● **WRITTEN PROBLEM**
Only the lines from the one containing "Rebuild this chart" through the one containing "const chartTitle = '2021 m.';" are wanted. Give them again exactly, both ends included.
start
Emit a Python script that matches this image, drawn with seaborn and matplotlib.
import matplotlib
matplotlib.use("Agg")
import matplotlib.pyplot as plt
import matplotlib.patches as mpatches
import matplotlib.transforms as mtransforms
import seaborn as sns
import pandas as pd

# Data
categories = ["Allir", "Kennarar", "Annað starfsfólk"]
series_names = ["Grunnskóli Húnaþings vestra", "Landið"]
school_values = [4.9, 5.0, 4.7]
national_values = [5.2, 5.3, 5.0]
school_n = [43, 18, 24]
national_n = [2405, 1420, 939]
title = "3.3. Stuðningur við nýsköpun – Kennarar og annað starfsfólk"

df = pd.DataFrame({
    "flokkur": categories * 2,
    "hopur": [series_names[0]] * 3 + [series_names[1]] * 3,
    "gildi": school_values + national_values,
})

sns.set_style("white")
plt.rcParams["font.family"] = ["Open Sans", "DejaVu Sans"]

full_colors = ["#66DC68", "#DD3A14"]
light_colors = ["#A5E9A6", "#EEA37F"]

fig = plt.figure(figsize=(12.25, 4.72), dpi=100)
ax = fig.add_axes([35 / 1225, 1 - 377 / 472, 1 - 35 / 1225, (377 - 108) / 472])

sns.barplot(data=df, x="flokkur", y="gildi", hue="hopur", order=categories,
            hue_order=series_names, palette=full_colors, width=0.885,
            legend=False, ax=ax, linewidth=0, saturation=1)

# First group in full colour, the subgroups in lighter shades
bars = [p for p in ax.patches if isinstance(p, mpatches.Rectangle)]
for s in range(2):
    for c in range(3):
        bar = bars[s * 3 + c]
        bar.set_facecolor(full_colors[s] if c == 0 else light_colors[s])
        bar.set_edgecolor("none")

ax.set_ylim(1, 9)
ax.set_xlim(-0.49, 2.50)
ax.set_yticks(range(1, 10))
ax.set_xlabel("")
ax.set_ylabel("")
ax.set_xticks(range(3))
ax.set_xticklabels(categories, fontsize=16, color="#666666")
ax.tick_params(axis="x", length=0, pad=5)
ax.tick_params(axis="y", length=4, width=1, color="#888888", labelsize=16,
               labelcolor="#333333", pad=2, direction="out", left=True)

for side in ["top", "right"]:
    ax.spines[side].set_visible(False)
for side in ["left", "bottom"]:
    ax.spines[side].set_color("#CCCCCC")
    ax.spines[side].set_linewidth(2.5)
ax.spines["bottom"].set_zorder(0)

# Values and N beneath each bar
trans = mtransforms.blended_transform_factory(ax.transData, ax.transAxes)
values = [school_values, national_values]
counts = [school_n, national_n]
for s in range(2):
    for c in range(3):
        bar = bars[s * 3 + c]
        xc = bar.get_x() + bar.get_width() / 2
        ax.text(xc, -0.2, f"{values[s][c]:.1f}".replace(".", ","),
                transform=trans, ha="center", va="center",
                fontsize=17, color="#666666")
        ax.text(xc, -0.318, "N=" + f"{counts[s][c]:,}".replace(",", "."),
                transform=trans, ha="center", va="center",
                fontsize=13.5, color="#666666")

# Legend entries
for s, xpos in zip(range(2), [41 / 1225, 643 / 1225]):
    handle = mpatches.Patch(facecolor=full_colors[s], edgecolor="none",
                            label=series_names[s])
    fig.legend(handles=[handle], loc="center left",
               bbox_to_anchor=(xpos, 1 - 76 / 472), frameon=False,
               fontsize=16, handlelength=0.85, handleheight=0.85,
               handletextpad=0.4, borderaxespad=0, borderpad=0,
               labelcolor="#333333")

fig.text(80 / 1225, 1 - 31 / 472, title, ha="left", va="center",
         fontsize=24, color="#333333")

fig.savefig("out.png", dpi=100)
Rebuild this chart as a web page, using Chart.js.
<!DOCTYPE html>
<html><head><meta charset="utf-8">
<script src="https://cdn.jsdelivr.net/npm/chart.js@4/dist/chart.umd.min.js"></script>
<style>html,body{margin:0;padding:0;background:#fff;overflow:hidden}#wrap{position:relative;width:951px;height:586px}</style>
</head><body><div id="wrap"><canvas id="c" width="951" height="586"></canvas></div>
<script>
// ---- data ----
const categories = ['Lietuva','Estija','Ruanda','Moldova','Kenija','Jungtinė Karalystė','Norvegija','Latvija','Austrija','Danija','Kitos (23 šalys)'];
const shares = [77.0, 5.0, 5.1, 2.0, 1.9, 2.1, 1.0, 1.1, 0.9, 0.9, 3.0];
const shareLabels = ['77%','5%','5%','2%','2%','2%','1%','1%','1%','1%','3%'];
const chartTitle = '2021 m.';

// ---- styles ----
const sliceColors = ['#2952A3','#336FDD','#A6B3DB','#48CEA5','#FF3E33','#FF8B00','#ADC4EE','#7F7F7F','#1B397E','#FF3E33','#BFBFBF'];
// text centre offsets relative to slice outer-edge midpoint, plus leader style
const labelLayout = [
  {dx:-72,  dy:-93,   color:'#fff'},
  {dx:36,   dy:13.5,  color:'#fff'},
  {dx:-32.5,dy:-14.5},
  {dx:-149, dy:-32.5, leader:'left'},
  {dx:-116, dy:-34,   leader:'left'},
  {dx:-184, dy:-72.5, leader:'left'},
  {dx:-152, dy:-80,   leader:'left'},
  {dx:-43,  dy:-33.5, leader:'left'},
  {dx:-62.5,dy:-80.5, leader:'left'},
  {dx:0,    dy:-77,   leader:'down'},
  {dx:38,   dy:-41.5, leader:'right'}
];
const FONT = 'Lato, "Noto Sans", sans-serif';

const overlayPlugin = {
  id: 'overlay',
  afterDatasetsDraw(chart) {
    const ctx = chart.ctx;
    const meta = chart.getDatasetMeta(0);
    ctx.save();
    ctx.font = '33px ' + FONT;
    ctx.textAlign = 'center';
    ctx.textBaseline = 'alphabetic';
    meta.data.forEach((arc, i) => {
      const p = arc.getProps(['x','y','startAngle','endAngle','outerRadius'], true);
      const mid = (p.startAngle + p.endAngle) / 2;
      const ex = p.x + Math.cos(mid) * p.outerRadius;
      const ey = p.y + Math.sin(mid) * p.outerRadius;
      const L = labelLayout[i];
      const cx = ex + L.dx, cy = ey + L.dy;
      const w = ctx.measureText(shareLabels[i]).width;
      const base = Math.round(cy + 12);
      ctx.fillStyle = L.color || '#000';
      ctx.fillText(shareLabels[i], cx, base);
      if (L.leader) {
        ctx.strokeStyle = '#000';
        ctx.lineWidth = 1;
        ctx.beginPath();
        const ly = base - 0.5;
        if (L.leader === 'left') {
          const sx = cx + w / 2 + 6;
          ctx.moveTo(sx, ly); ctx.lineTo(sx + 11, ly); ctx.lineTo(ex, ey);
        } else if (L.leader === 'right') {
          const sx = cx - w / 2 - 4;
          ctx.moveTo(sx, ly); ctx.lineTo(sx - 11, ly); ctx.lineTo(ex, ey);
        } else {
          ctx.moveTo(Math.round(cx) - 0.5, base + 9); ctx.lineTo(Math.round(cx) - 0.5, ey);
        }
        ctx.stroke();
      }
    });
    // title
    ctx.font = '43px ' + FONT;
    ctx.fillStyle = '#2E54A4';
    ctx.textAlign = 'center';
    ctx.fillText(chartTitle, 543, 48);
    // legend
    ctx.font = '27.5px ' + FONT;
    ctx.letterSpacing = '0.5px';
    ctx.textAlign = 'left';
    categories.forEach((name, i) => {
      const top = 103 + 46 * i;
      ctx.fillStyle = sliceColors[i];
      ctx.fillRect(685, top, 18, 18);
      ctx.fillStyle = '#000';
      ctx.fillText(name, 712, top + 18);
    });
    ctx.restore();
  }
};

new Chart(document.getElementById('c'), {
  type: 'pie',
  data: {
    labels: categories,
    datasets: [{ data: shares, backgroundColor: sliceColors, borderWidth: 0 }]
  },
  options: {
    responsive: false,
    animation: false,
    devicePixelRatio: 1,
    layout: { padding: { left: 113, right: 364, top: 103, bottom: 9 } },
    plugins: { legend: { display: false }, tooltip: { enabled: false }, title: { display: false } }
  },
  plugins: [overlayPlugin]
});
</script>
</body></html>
end
● **EXERCISE SOLUTION**
Rebuild this chart as a web page, using Chart.js.
<!DOCTYPE html>
<html><head><meta charset="utf-8">
<script src="https://cdn.jsdelivr.net/npm/chart.js@4/dist/chart.umd.min.js"></script>
<style>html,body{margin:0;padding:0;background:#fff;overflow:hidden}#wrap{position:relative;width:951px;height:586px}</style>
</head><body><div id="wrap"><canvas id="c" width="951" height="586"></canvas></div>
<script>
// ---- data ----
const categories = ['Lietuva','Estija','Ruanda','Moldova','Kenija','Jungtinė Karalystė','Norvegija','Latvija','Austrija','Danija','Kitos (23 šalys)'];
const shares = [77.0, 5.0, 5.1, 2.0, 1.9, 2.1, 1.0, 1.1, 0.9, 0.9, 3.0];
const shareLabels = ['77%','5%','5%','2%','2%','2%','1%','1%','1%','1%','3%'];
const chartTitle = '2021 m.';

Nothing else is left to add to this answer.